In 2020, India and South Korea signed a Roadmap for Defence Industries Cooperation between the Republic of India and the Republic of Korea (ROK) deal. However, due to the lack of political and strategic alignment, nothing came of it. With the strategic shift in South Korea’s defence orientation, new doors of cooperation for defence and security have emerged. Advanced defence technologies and modern combat systems are the new domains for the next level of defence cooperation between the two countries.
South Korea’s participation in additional maritime security activities in the Indian Ocean, such as the annual Malabar and other exercises with Quad countries, will further strengthen India’s naval footprint in the Indo-Pacific region. During the Moon Jae-in presidency in Korea, Japan and South Korea were at loggerheads. There was little scope for strengthening the trilateral security dialogue in the region between India, South Korea and Japan. The shift in South Korean policies will enable a strong India, South Korea and Japan defence policy coordination that could effectively forge new joint regional security policies.

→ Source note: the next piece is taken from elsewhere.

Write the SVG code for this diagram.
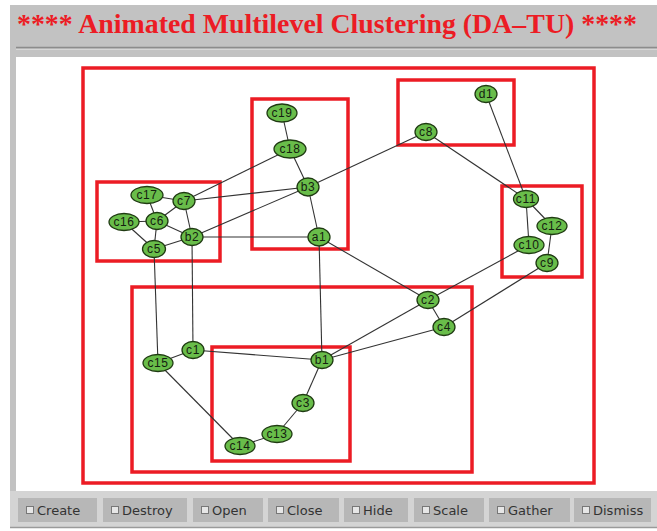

India has evolved excellent strategic partnerships with Japan, Vietnam and Australia. Unfortunately, so far, South Korea has not received the same level of attention from the Indian establishment. This needs to change. South Korea could be the fourth pillar in India’s Indo-Pacific strategy along with Japan, Australia, and Vietnam. This can bring about a paradigm shift in India’s position and influence in the region.

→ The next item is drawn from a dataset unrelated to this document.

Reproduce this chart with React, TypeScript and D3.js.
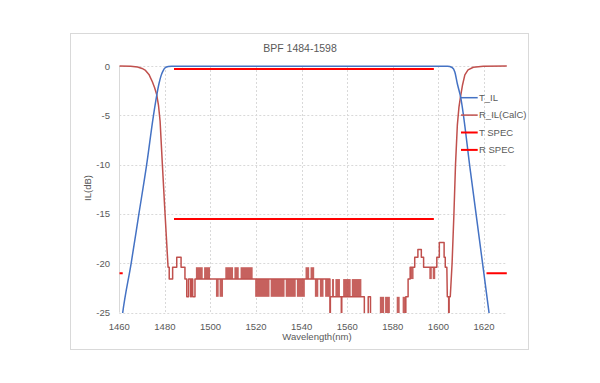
import React from "react";
import * as d3 from "d3";

type P = [number, number];

const TITLE = "BPF 1484-1598";
const X_TICKS = [1460, 1480, 1500, 1520, 1540, 1560, 1580, 1600, 1620];
const Y_TICKS = [0, -5, -10, -15, -20, -25];

const T_IL: P[] = [
  [1460, -27.8], [1461.5, -25], [1465.2, -20], [1468.6, -15], [1472, -10], [1475, -5],
  [1476.4, -3], [1477.4, -1.8], [1478.3, -1], [1479.2, -0.5], [1480, -0.2], [1481.5, -0.05],
  [1483, -0.02], [1540, -0.02], [1604, -0.03], [1606, -0.15], [1607.2, -0.6], [1608.3, -1.8],
  [1609.7, -3.1], [1614, -10.6], [1618, -17.6], [1622.2, -25], [1623, -26.4],
];

const R_IL: P[] = [
  [1460, 0], [1465, -0.02], [1468, -0.1], [1470, -0.25], [1471.5, -0.45], [1473, -0.85],
  [1474.5, -1.6], [1475.5, -2.2], [1476.4, -2.9], [1477.2, -4.0], [1477.9, -5.6],
  [1478.9, -10], [1480, -14.7], [1481.1, -19.2], [1481.4, -20.4],
  [1481.9, -20.4], [1481.9, -21.6], [1483.4, -21.6], [1483.4, -20.4], [1485.2, -20.4],
  [1485.2, -19.4], [1487.1, -19.4], [1487.1, -20.4], [1488.8, -20.4], [1488.8, -21.6],
  [1489.6, -21.6], [1489.6, -23.4], [1490.4, -23.4], [1490.4, -21.6],
  [1491.3, -21.6], [1491.3, -23.4], [1491.6, -23.4], [1491.6, -21.6],
  [1492.2, -21.6], [1492.2, -23.4], [1493.2, -23.4], [1493.2, -21.6],
  [1552.4, -21.6], [1552.4, -26.4], [1552.6, -26.4], [1552.6, -23.4],
  [1557.4, -23.4], [1557.4, -26.4], [1557.6, -26.4], [1557.6, -23.4],
  [1567.5, -23.4], [1567.5, -26.4],
  [1569.2, -26.4], [1569.2, -23.4], [1570.2, -23.4], [1570.2, -26.4],
  [1585.7, -26.4], [1585.7, -23.4], [1586.7, -23.4], [1586.7, -21.6], [1587.6, -21.6],
  [1587.6, -20.4], [1589.6, -20.4], [1589.6, -19.4], [1591, -19.4], [1591, -18.6],
  [1592.5, -18.6], [1592.5, -19.4], [1593.5, -19.4], [1593.5, -20.4], [1599.3, -20.4],
  [1599.3, -19.4], [1600.4, -19.4], [1600.4, -17.9], [1602.5, -17.9], [1602.5, -19.4],
  [1603, -19.4], [1603, -20.4], [1603.7, -20.4], [1603.9, -23.4], [1604.5, -23.4],
  [1604.5, -26.4], [1604.7, -26.4], [1604.7, -23.4], [1605.2, -23.4],
  [1606, -20], [1606.8, -15], [1607.5, -10], [1608.3, -6], [1609, -4.2], [1609.7, -3.1],
  [1610.6, -1.9], [1611.6, -0.9], [1613, -0.4], [1615.3, -0.13], [1619.7, -0.02], [1630, 0],
];

// dense toggling regions of R_IL: [start, end, upper dB, lower dB]
const R_IL_DENSE: [number, number, number, number][] = [
  [1493.6, 1496.6, -20.4, -21.6], [1497.2, 1499.8, -20.4, -21.6],
  [1502.4, 1503.6, -21.6, -23.4], [1504.0, 1505.5, -21.6, -23.4],
  [1506.5, 1509.9, -20.4, -21.6], [1510.5, 1512.4, -20.4, -21.6], [1513.2, 1518.5, -20.4, -21.6],
  [1519.6, 1525.9, -21.6, -23.4], [1526.4, 1532.5, -21.6, -23.4],
  [1533.0, 1537.4, -21.6, -23.4], [1537.9, 1541.4, -21.6, -23.4],
  [1541.7, 1543.3, -20.4, -21.6], [1543.9, 1545.5, -20.4, -21.6],
  [1545.8, 1547.3, -21.6, -23.4], [1548.0, 1549.6, -21.6, -23.4], [1550.3, 1552.2, -21.6, -23.4],
  [1553.3, 1554.2, -21.6, -23.4], [1554.8, 1556.8, -21.6, -23.4],
  [1558.2, 1561.5, -21.6, -23.4], [1562.0, 1566.2, -21.6, -23.4],
  [1574.3, 1576.2, -23.4, -26.4], [1576.6, 1578.7, -23.4, -26.4],
  [1581.7, 1583.0, -23.4, -26.4], [1584.3, 1585.7, -23.4, -26.4],
  [1587.6, 1589.1, -20.4, -21.6],
  [1596.0, 1597.1, -20.4, -21.6], [1597.5, 1598.6, -20.4, -21.6],
];

const T_SPEC: P[][] = [
  [[1484, -0.3], [1598, -0.3]],
  [[1460, -21], [1461.5, -21]],
  [[1621.1, -21], [1630, -21]],
];
const R_SPEC: P[] = [[1484, -15.5], [1598, -15.5]];

const LEGEND = [
  { name: "T_IL", color: "#4472c4", w: 1.5 },
  { name: "R_IL(CalC)", color: "#c0504d", w: 1.5 },
  { name: "T SPEC", color: "#ff0000", w: 2 },
  { name: "R SPEC", color: "#ff0000", w: 2 },
];

const FONT = "'Liberation Sans', Arial, sans-serif";
const TXT = "#595959";

export default function App() {
  const x = d3.scaleLinear().domain([1460, 1630]).range([119.3, 506.8]);
  const y = d3.scaleLinear().domain([-25, 0]).range([312.6, 66]);
  const line = d3.line<P>().x((d) => x(d[0])).y((d) => y(d[1]));
  const smooth = d3.line<P>().x((d) => x(d[0])).y((d) => y(d[1])).curve(d3.curveMonotoneX);

  const gridX = X_TICKS.filter((t) => t !== 1460);

  return (
    <svg width={600} height={383} style={{ position: "absolute", left: 0, top: 0, background: "#fff" }} fontFamily={FONT}>
      <defs>
        <clipPath id="plotClip">
          <rect x={x(1460)} y={y(0) - 3} width={x(1630) - x(1460) + 3} height={y(-25) - y(0) + 3.5} />
        </clipPath>
      </defs>
      <rect x={0} y={0} width={600} height={383} fill="#fff" />
      <rect x={70.5} y={33.5} width={458} height={316} fill="none" stroke="#d9d9d9" strokeWidth={1} />

      <text x={300} y={52} textAnchor="middle" fontSize={10.5} fill={TXT}>{TITLE}</text>

      {Y_TICKS.map((t) => (
        <line key={"gy" + t} x1={x(1460)} x2={x(1630)} y1={Math.round(y(t)) + 0.5} y2={Math.round(y(t)) + 0.5}
          stroke="#d9d9d9" strokeWidth={1} strokeDasharray="2,2" />
      ))}
      {gridX.map((t) => (
        <line key={"gx" + t} x1={Math.round(x(t)) + 0.5} x2={Math.round(x(t)) + 0.5} y1={y(0)} y2={y(-25)}
          stroke="#d9d9d9" strokeWidth={1} strokeDasharray="2,2" />
      ))}
      <line x1={Math.round(x(1460)) + 0.5} x2={Math.round(x(1460)) + 0.5} y1={y(0)} y2={y(-25)} stroke="#d9d9d9" strokeWidth={1} />

      {Y_TICKS.map((t) => (
        <text key={"ty" + t} x={110} y={y(t) + 3.5} textAnchor="end" fontSize={9.5} fill={TXT}>{t}</text>
      ))}
      {X_TICKS.map((t) => (
        <text key={"tx" + t} x={x(t)} y={329.5} textAnchor="middle" fontSize={9.5} fill={TXT}>{t}</text>
      ))}
      <text x={317} y={339.5} textAnchor="middle" fontSize={9.5} fill={TXT}>Wavelength(nm)</text>
      <text transform="translate(91,188) rotate(-90)" textAnchor="middle" fontSize={9.5} fill={TXT}>IL(dB)</text>

      <g clipPath="url(#plotClip)">
        {R_IL_DENSE.map((b, i) => (
          <rect key={"rb" + i} x={x(b[0])} width={x(b[1]) - x(b[0])} y={y(b[2])} height={y(b[3]) - y(b[2])}
            fill="#c0504d" fillOpacity={0.9} />
        ))}
        <path d={line(R_IL) || ""} fill="none" stroke="#c0504d" strokeWidth={1.5} strokeLinejoin="round" />
        <path d={smooth(T_IL) || ""} fill="none" stroke="#4472c4" strokeWidth={1.5} />
        {T_SPEC.map((seg, i) => (
          <path key={"ts" + i} d={line(seg) || ""} fill="none" stroke="#ff0000" strokeWidth={2} />
        ))}
        <path d={line(R_SPEC) || ""} fill="none" stroke="#ff0000" strokeWidth={2} />
      </g>

      {LEGEND.map((l, i) => {
        const ly = 97.7 + i * 17.4;
        return (
          <g key={l.name}>
            <line x1={461} x2={477.7} y1={ly} y2={ly} stroke={l.color} strokeWidth={l.w} />
            <text x={479} y={ly + 3.3} fontSize={9.5} fill={TXT}>{l.name}</text>
          </g>
        );
      })}
    </svg>
  );
}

The time has come for the Indian and South Korean bilateral partnership to be strategically scaled up at the political, diplomatic and security domain levels. With South Korea’s emergence as a leader in critical technologies, cybersecurity and cyber-capacity building, outer space and space situational awareness capabilities, South Korea can contribute immensely to enhance India’s foundational strengths in the Indo-Pacific.

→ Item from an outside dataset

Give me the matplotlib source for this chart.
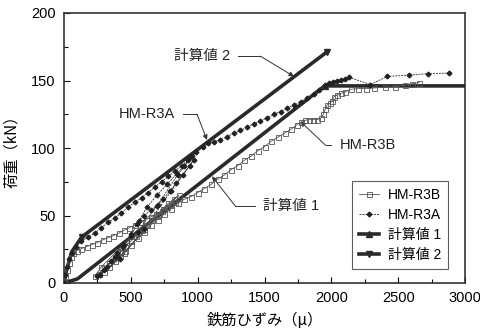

However, the current emerging alignment between India and South Korea, which has the potential to bring the two countries closer together, may prove short lived if proper attention is not paid to the multi-dimensional challenges it faces. The Chinese leadership is adversely impacted by policy changes brought in by the Yoon administration. The real challenge for global geopolitics is this: can South Korea withstand the inevitable Chinese pressure and stick to its new alignment?
The U.S. factor, North Korea
As Republicans are gaining strength again in domestic politics in the U.S., we need to consider what will happen if the former U.S. President, Donald Trump, returns to power in the next elections. Mr. Trump was unconvinced about the relevance of the U.S.-Korea partnership and had discussed withdrawing U.S. forces from South Korea.
The threat of Mr. Trump at one time to abandon the relationship with South Korea was real. This situation was prevented by Mr. Yoon’s dynamism that encouraged all major powers to support South Korea’s stand for stability and peace.
South Korea’s peace process with North Korea has completely collapsed. In the coming days, as North Korea conducts more missile and nuclear tests, it may lead to regional tension. Any breakout of hostilities on the Korean Peninsula can derail South Korea’s Indo-Pacific project.
During the Moon presidency, South Korea was forced to sign the “three no’s” agreement with China. Under this agreement, Korea agreed to: no additional Terminal High Altitude Area Defense (THAAD) deployment; no participation in the U.S.’s missile defence network, and no establishment of a trilateral military alliance with the U.S. and Japan.
India can help South Korea withstand Chinese pressure and North Korean threats. An independent, strong, and democratic South Korea can be a long-term partner with India, that will add significant value to India’s Indo-Pacific strategy. This new partnership can have a long-term positive impact for both countries and the Indo-Pacific region. It is an opportunity that neither country can afford to miss.